The Productivity Paradox Revisited: Artificial Intelligence, Labour Market Restructuring, and the Inequality Trap
Syed Ali Husain Rizvi
30/04/2026
The most widely cited figure in the AI-and-jobs debate is a net employment gain. This paper argues that numbers are real and, taken alone, misleading. Using a cross-sectoral synthesis of data from the IMF, McKinsey Global Institute, World Economic Forum, OECD, and peer-reviewed academic sources, three structural problems are identified that the aggregate figure cannot show: a credential barrier that locks displaced workers out of the new roles AI creates; a geographic concentration of AI investment that widens the gap between advanced and developing economies regardless of domestic policy; and a capital-labour distribution asymmetry that routes productivity gains toward asset owners rather than workers.
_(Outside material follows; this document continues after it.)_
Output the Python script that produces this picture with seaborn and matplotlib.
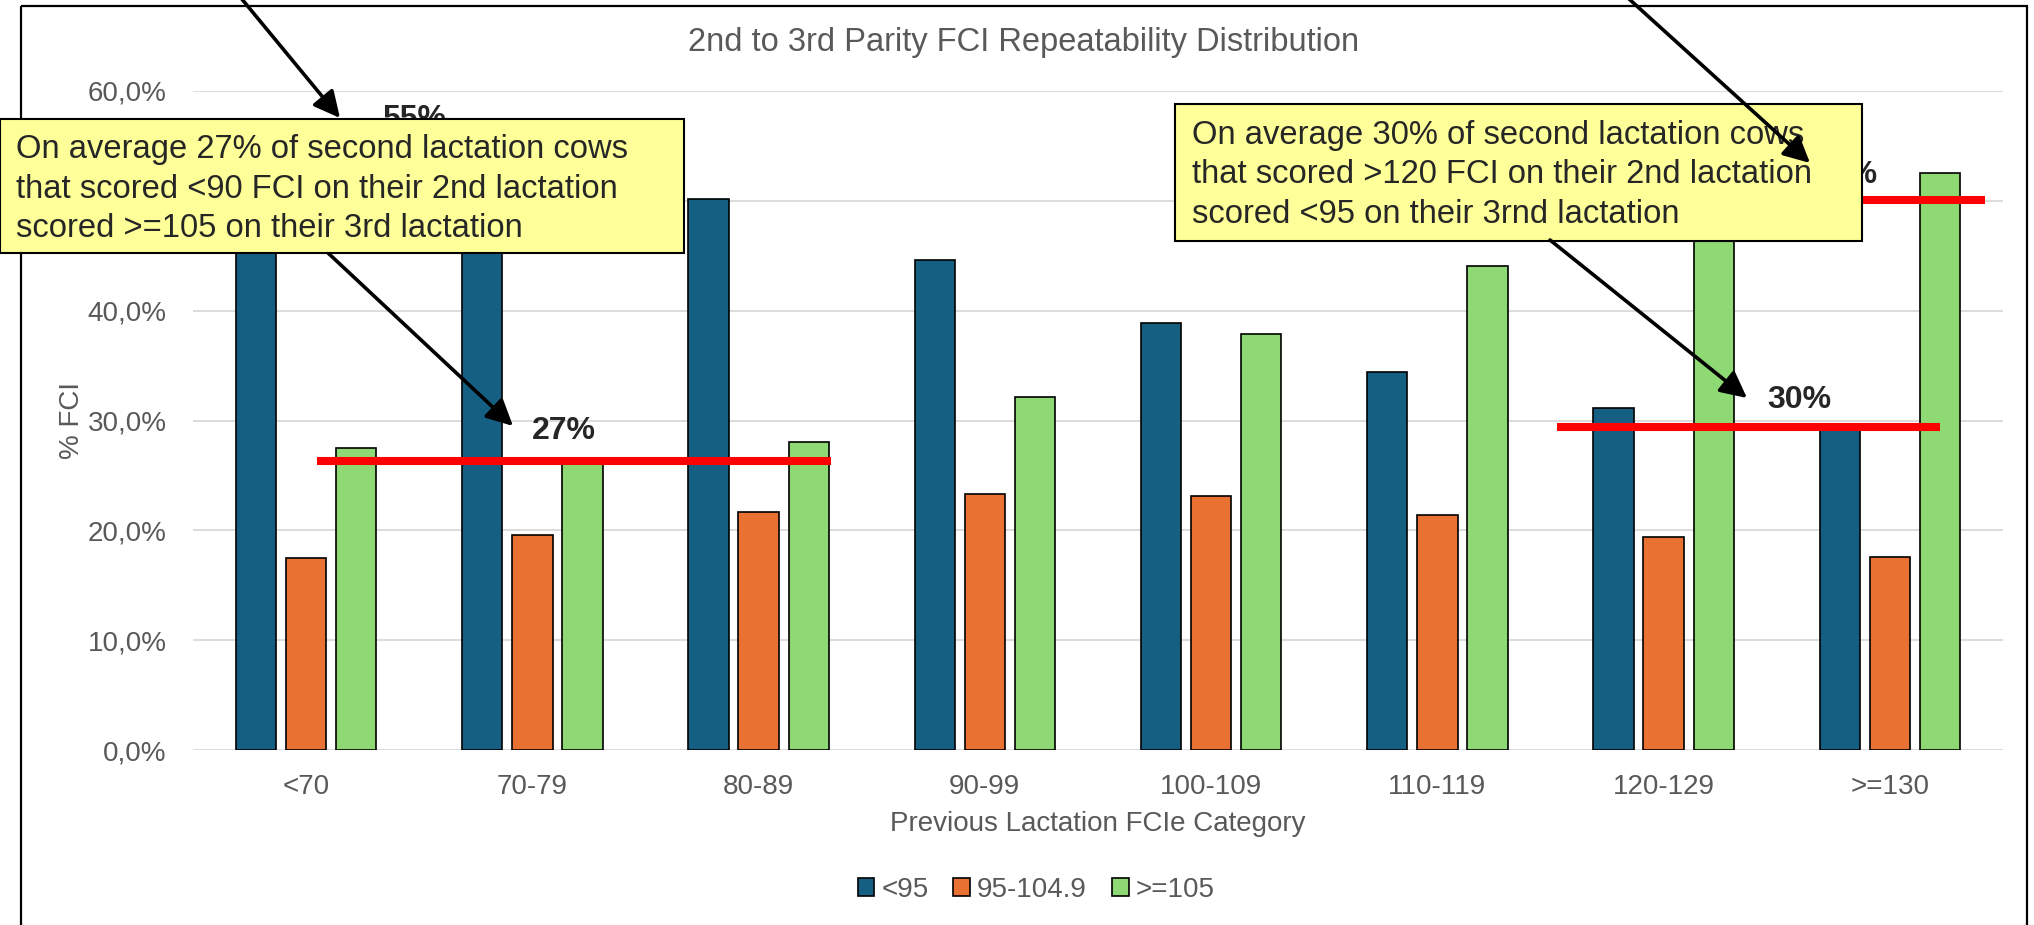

Investment banking is examined as an illustrative sectoral example showing how automation compresses an industry’s entry-level pipeline without eliminating it. The analysis concludes that the central policy failure is not a shortage of reskilling programmes but a mismatch between the pace of AI adoption and the capacity of educational institutions to respond. The analysis bears particular weight for India, where 90% of the workforce is informally employed and where the distance between AI’s aggregate promise and its distributional reality is greatest. Key limitations, including reliance on projections and cross-source comparability constraints, are discussed explicitly.